AI4RSE
Description
This dataset supports the study titled “Advancing Research Software Engineering with AI: A Research Framework”, which explores the emerging domain of Artificial Intelligence for Research Software Engineering (AI4RSE). It contains all materials used in the large-scale empirical analysis of over 1,500 open-source research software repositories. The repository includes: 1) Repository Metadata and Scores: A curated list of 1,512 research software repositories hosted on Zenodo, along with associated metadata extracted from GitHub.
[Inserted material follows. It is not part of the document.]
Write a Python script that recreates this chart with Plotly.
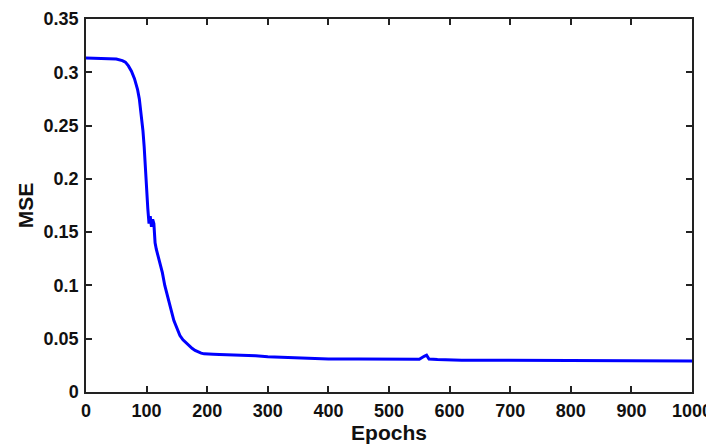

Each entry includes annotations for AI usage, engineering maturity, and compliance with the FAIR Principles for Research Software (FAIR4RS). 2) IEEE Taxonomy Mapping: A filtered subset of IEEE Taxonomy 2025 terms used to categorize the repositories and structure the domain-specific analysis. 3) Related Literature: A collection of key papers and survey articles that informed the theoretical framing of AI4RSE, quadrant modeling, and reproducibility metrics. 4) Analysis Scripts: Python and Jupyter-based scripts used to collect, process, score, and classify the repository data. These include tools for static and semantic code inspection, GenAI usage detection, FAIR4RS checks, and quadrant classification. All materials are made available to promote transparency, reproducibility, and further research at the intersection of AI, software engineering, and open science.